[start]

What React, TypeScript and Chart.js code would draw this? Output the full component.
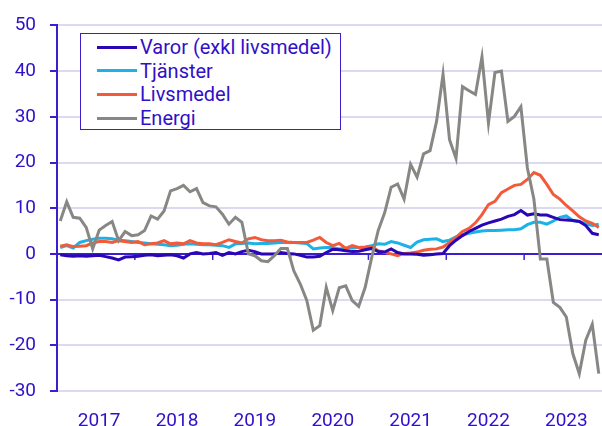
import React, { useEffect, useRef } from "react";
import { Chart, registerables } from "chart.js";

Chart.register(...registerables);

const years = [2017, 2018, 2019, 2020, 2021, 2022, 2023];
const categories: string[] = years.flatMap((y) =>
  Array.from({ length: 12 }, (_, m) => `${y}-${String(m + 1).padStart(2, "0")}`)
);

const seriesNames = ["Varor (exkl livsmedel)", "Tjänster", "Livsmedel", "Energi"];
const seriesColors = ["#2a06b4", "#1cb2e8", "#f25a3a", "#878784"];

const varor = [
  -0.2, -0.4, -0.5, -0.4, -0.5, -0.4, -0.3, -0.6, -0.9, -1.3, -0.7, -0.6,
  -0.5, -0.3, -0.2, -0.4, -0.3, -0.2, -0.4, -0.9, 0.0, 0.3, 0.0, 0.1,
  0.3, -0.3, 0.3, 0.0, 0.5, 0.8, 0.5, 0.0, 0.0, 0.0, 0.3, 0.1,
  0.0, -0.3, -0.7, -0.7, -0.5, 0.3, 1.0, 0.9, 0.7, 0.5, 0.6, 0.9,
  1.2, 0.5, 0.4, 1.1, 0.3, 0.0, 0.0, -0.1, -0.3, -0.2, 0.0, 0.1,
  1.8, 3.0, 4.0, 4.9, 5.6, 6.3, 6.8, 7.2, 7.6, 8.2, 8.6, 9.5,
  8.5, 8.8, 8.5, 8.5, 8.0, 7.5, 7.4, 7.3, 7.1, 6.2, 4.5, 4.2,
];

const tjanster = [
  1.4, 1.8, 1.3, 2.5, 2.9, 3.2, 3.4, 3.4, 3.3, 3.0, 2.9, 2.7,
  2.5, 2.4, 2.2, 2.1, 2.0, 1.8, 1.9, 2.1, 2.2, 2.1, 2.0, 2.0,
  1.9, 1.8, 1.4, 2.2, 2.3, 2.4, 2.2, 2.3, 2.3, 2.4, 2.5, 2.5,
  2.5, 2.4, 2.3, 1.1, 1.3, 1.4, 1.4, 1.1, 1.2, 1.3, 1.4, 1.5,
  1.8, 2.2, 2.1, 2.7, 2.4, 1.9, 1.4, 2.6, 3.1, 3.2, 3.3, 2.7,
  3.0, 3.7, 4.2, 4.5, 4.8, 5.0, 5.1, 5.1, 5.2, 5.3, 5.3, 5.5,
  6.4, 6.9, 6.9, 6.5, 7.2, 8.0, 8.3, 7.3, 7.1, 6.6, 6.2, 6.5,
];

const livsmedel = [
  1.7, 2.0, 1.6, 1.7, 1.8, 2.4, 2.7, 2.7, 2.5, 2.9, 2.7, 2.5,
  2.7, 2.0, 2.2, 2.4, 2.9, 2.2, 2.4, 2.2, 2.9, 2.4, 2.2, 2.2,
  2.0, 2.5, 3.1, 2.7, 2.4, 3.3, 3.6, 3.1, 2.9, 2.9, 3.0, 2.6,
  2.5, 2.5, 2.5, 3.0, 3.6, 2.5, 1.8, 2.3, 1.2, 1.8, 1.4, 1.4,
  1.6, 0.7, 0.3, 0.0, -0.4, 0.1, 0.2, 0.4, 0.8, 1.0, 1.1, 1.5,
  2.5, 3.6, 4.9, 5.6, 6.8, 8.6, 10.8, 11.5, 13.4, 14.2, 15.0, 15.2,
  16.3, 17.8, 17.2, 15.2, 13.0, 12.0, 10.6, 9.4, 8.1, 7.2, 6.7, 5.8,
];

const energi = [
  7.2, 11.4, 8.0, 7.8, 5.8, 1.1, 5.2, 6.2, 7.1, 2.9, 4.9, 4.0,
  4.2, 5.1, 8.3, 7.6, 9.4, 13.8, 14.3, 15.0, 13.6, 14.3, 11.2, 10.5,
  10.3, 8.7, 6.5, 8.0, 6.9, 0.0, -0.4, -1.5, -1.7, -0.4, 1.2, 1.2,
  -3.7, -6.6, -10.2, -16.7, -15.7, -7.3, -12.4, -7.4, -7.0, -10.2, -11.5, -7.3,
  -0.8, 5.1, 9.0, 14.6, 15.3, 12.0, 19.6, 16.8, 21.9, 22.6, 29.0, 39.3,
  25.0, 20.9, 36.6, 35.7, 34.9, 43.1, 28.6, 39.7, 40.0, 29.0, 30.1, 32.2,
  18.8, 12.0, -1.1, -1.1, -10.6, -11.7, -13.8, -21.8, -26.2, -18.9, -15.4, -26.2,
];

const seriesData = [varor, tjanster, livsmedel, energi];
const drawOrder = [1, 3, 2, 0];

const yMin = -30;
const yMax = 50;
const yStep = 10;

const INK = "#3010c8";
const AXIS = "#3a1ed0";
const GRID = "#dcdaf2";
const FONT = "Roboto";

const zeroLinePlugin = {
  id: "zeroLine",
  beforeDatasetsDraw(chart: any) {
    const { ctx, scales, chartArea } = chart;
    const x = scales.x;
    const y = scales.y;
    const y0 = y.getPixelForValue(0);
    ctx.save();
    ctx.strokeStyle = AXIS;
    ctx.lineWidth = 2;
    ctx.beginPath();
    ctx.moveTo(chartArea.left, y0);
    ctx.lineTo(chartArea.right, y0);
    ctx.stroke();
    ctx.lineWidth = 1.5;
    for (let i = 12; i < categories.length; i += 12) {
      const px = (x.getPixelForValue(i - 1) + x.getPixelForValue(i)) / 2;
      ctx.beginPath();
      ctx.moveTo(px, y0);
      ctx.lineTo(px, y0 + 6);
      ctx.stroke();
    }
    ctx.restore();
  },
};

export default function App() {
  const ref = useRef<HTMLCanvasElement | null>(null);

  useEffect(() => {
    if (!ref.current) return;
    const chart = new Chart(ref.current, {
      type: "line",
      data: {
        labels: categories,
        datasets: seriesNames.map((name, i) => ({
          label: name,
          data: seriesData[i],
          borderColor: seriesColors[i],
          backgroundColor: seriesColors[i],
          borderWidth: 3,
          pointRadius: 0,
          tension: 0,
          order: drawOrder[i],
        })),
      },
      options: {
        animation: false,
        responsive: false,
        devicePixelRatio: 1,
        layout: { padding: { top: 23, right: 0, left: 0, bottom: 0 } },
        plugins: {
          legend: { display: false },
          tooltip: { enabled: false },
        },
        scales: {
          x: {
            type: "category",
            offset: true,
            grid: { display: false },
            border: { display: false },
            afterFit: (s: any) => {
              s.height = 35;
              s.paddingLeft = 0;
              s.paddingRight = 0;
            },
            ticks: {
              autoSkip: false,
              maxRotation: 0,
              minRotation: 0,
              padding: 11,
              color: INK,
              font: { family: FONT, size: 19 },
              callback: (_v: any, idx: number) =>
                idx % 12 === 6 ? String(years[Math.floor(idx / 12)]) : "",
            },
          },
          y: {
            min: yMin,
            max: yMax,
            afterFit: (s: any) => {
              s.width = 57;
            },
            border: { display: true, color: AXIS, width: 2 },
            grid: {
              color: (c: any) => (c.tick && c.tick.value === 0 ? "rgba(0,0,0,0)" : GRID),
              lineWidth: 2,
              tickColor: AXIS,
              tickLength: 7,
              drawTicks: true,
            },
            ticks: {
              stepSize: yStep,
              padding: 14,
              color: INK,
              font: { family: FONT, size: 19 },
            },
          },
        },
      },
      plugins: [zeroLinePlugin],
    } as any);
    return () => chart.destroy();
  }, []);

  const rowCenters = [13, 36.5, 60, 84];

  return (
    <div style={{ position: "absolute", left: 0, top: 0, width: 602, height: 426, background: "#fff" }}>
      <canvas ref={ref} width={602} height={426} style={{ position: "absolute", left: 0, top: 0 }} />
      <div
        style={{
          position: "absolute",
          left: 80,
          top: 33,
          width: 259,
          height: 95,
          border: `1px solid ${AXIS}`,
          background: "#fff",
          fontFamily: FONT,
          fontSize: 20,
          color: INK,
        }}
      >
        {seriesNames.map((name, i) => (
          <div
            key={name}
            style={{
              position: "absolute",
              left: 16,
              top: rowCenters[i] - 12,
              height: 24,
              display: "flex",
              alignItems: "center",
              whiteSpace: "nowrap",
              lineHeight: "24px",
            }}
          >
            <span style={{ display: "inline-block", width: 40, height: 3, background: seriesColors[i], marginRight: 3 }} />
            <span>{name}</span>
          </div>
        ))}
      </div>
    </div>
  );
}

[end]

Restate only the lines running from the start of the material above through the line containing "Chart.register(...registerables);", ends included. No pictures.

**RESULT FOR THIS TASK:**
What React, TypeScript and Chart.js code would draw this? Output the full component.
import React, { useEffect, useRef } from "react";
import { Chart, registerables } from "chart.js";

Chart.register(...registerables);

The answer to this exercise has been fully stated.